Written by Michael Fones
Saturday, 05 January 2008 11:27
Often I hear people complaining about the prison system in the U.S. Prisons are generally overcrowded, the recidivism rate indicates that little rehabilitation is happening, the majority of inmates are members of racial minorities, and too often they become "classrooms" for learning new criminal skills.
But today I came across a remarkable outreach from death row inmates that is facilitated by members of St. Rose Parish, in Perrysburg, OH, where I helped give a Called & Gifted workshop last year. It's a newsletter called, "Compassion," and the first of the bi-monthly publications was produced in 2001.
The main page of the website states the objectives of the project:
Compassion newsletter is written by death row prisoners in the United States and distributed without charge to all 3400+ inmates in this country currently under the sentence of death. Subscriptions are also available to those on the outside.
Compassion focuses its efforts on publishing compassionate and introspective articles written by death-row prisoners. Within its pages it also works to develop healing communication between capital punishment offenders and murdered victims’ families.
Under its self imposed guidelines Compassion directs that half of all its subscription and donation funds be awarded as college scholarships to family members of murdered victims. To date $21,000 in scholarships have been awarded to seven individuals from around the country.
Compassion urges prisoners to set a new moral decency for themselves. Through its pages, death row prisoners take an active role in restorative justice and reconciliation. Prisoners are encouraged to genuinely foster reconciliation between themselves and immediate family members of murdered victims.
The current editor of Compassion, Dennis Skillicorn, is on Missouri’s death row. He views Compassion as “an opportunity for us to have a voice and express our overwhelming desire to give back to society. In the process death row prisoners are able to work toward restoring some of what we’ve torn down.”

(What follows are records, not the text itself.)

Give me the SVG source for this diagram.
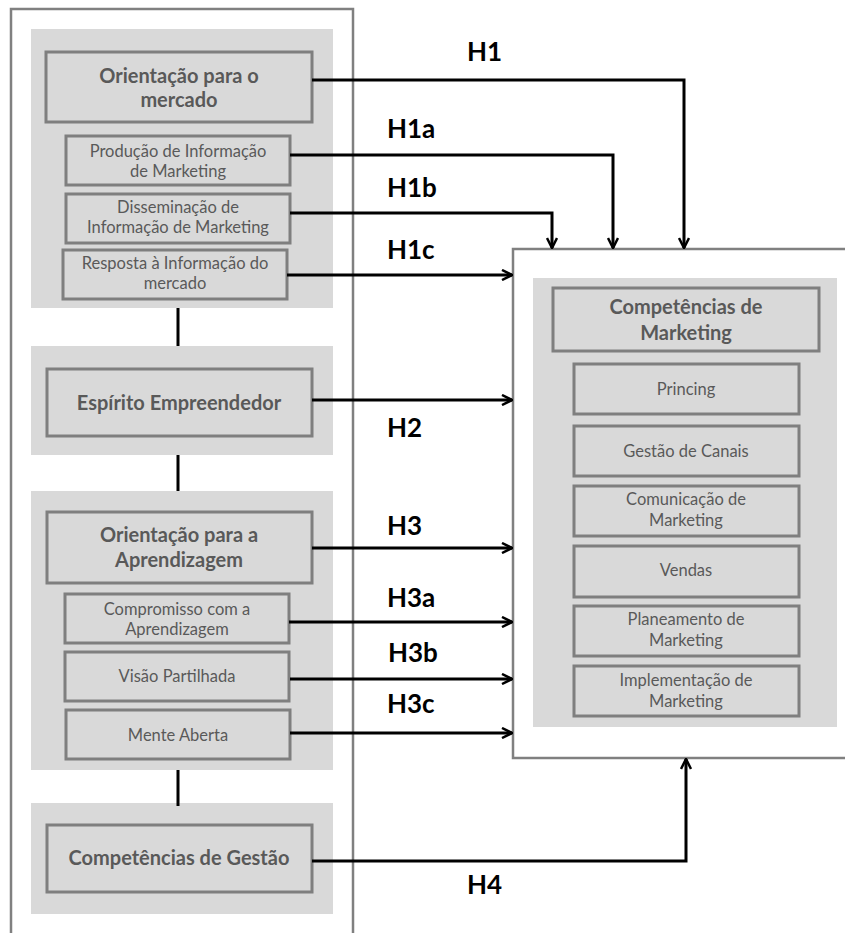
<svg xmlns="http://www.w3.org/2000/svg" width="845" height="933" viewBox="0 0 845 933">
<style>
.frame{fill:#ffffff;stroke:#808080;stroke-width:2.5}
.panel{fill:#d9d9d9;stroke:none}
.box{fill:#d9d9d9;stroke:#7f7f7f;stroke-width:3}
.t{font-family:Lato,"Liberation Sans",sans-serif;fill:#595959;text-anchor:middle}
.big{font-size:20px;font-weight:bold}
.sm{font-size:16.5px}
.lab{font-family:Lato,"Liberation Sans",sans-serif;font-weight:bold;font-size:26px;fill:#000}
.c{fill:none;stroke:#000;stroke-width:3}
</style>
<defs>
<marker id="ah" viewBox="0 0 12 12" refX="11" refY="6" markerWidth="12" markerHeight="12" markerUnits="userSpaceOnUse" orient="auto">
<path d="M1,1 L11,6 L1,11" fill="none" stroke="#000" stroke-width="2.5"/>
</marker>
</defs>
<rect id="left-frame" class="frame" x="11" y="9" width="342" height="940"/>
<rect id="right-frame" class="frame" x="513" y="249" width="345" height="509"/>
<g id="panels">
<rect class="panel" x="31" y="29" width="302" height="279"/>
<rect class="panel" x="31" y="346" width="302" height="109"/>
<rect class="panel" x="31" y="491" width="302" height="279"/>
<rect class="panel" x="31" y="803" width="302" height="111"/>
<rect class="panel" x="533" y="278" width="304" height="449"/>
</g>
<g id="n-orient-mercado"><rect class="box" x="46" y="52" width="266" height="70"/><text class="t big" x="179" y="83">Orientação para o</text><text class="t big" x="179" y="107">mercado</text></g>
<g id="n-producao"><rect class="box" x="66" y="136" width="224" height="49"/><text class="t sm" x="178" y="157">Produção de Informação</text><text class="t sm" x="178" y="177">de Marketing</text></g>
<g id="n-disseminacao"><rect class="box" x="66" y="194" width="224" height="49"/><text class="t sm" x="178" y="213">Disseminação de</text><text class="t sm" x="178" y="233">Informação de Marketing</text></g>
<g id="n-resposta"><rect class="box" x="63" y="250" width="224" height="49"/><text class="t sm" x="175" y="269">Resposta à Informação do</text><text class="t sm" x="175" y="289">mercado</text></g>
<g id="n-espirito"><rect class="box" x="47" y="369" width="265" height="67"/><text class="t big" x="179" y="410">Espírito Empreendedor</text></g>
<g id="n-orient-aprend"><rect class="box" x="47" y="512" width="265" height="71"/><text class="t big" x="179" y="542">Orientação para a</text><text class="t big" x="179" y="567">Aprendizagem</text></g>
<g id="n-compromisso"><rect class="box" x="65" y="594" width="224" height="49"/><text class="t sm" x="177" y="615">Compromisso com a</text><text class="t sm" x="177" y="635">Aprendizagem</text></g>
<g id="n-visao"><rect class="box" x="65" y="652" width="224" height="49"/><text class="t sm" x="177" y="682">Visão Partilhada</text></g>
<g id="n-mente"><rect class="box" x="66" y="710" width="224" height="49"/><text class="t sm" x="178" y="741">Mente Aberta</text></g>
<g id="n-gestao"><rect class="box" x="47" y="825" width="265" height="67"/><text class="t big" x="179" y="865">Competências de Gestão</text></g>
<g id="n-comp-mkt"><rect class="box" x="553" y="288" width="266" height="63"/><text class="t big" x="686" y="314">Competências de</text><text class="t big" x="686" y="340">Marketing</text></g>
<g id="n-princing"><rect class="box" x="574" y="364" width="225" height="50"/><text class="t sm" x="686" y="395">Princing</text></g>
<g id="n-canais"><rect class="box" x="574" y="426" width="225" height="50"/><text class="t sm" x="686" y="457">Gestão de Canais</text></g>
<g id="n-comunicacao"><rect class="box" x="574" y="486" width="225" height="50"/><text class="t sm" x="686" y="505">Comunicação de</text><text class="t sm" x="686" y="526">Marketing</text></g>
<g id="n-vendas"><rect class="box" x="574" y="546" width="225" height="51"/><text class="t sm" x="686" y="576">Vendas</text></g>
<g id="n-planeamento"><rect class="box" x="574" y="606" width="225" height="50"/><text class="t sm" x="686" y="625">Planeamento de</text><text class="t sm" x="686" y="646">Marketing</text></g>
<g id="n-implementacao"><rect class="box" x="574" y="666" width="225" height="50"/><text class="t sm" x="686" y="686">Implementação de</text><text class="t sm" x="686" y="707">Marketing</text></g>
<g id="connectors">
<path class="c" d="M178,308 V346 M178,455 V491 M178,770 V806"/>
<path class="c" d="M312,80 H684 V248" marker-end="url(#ah)"/>
<path class="c" d="M290,155 H613 V248" marker-end="url(#ah)"/>
<path class="c" d="M290,213 H552 V248" marker-end="url(#ah)"/>
<path class="c" d="M287,275 H512" marker-end="url(#ah)"/>
<path class="c" d="M312,400 H512" marker-end="url(#ah)"/>
<path class="c" d="M312,548 H512" marker-end="url(#ah)"/>
<path class="c" d="M289,622 H512" marker-end="url(#ah)"/>
<path class="c" d="M290,679 H512" marker-end="url(#ah)"/>
<path class="c" d="M290,733 H512" marker-end="url(#ah)"/>
<path class="c" d="M312,861 H686 V759" marker-end="url(#ah)"/>
</g>
<g id="labels">
<text class="lab" x="467" y="61">H1</text>
<text class="lab" x="387" y="138">H1a</text>
<text class="lab" x="387" y="197">H1b</text>
<text class="lab" x="387" y="259">H1c</text>
<text class="lab" x="387" y="437">H2</text>
<text class="lab" x="387" y="535">H3</text>
<text class="lab" x="387" y="607">H3a</text>
<text class="lab" x="388" y="662">H3b</text>
<text class="lab" x="387" y="713">H3c</text>
<text class="lab" x="467" y="894">H4</text>
</g>
</svg>
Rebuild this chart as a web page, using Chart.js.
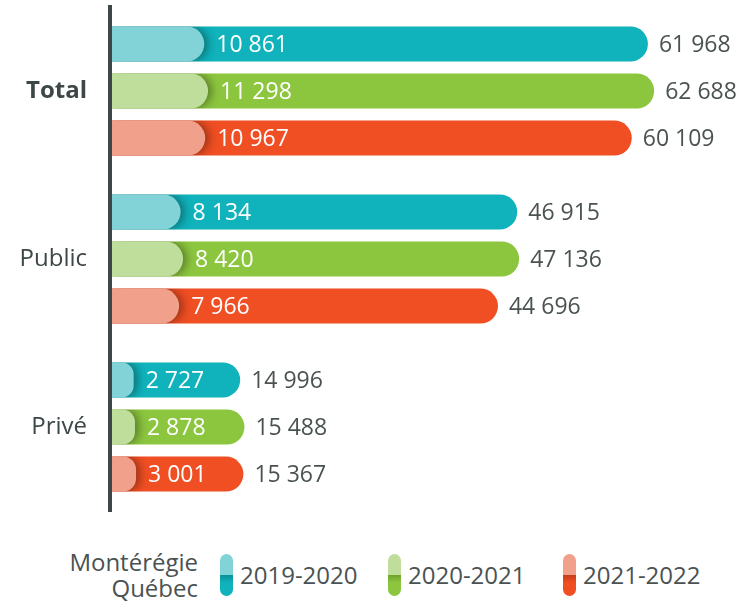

The project began in response to a suggestion by Siddique Abdullah Hasan, who is on death row in the Ohio State Penitentiary in Youngstown. Through a mutual contact, Hasan connected with Fred Moor of St. Rose Parish, who agreed to oversee publication. According to the website, "the glossy, eight-page newsletter focuses on positive contributions by death row inmates and their desire to help others. It does not print accounts of individual cases, complaints about prison or the judicial system, or opinions on the death penalty."
Skillicorn has recently collected contributions from prisoners throughout the country and produced a book of essays, poems and artwork chronicling the choices that brought prisoners to where they are today. With the help of volunteers at St. Rose, "Today's Choices Affect Tomorrow's Dreams" is being distributed in juvenile detention facilities around the country to remind young people about the importance of their decisions. The book, written by death-row inmates and prisoners serving life-without-parole sentences, is distributed through Compassion, and can be ordered using this form.
Kudos to the parishioners at St. Rose, who are supporting this attempt to bring some healing to families devastated by violent crime. Compassion demonstrates that God's grace is at work even in the lives of those we might like to think are beyond hope - and that we can not simply turn our backs on them, as tempting as that might be.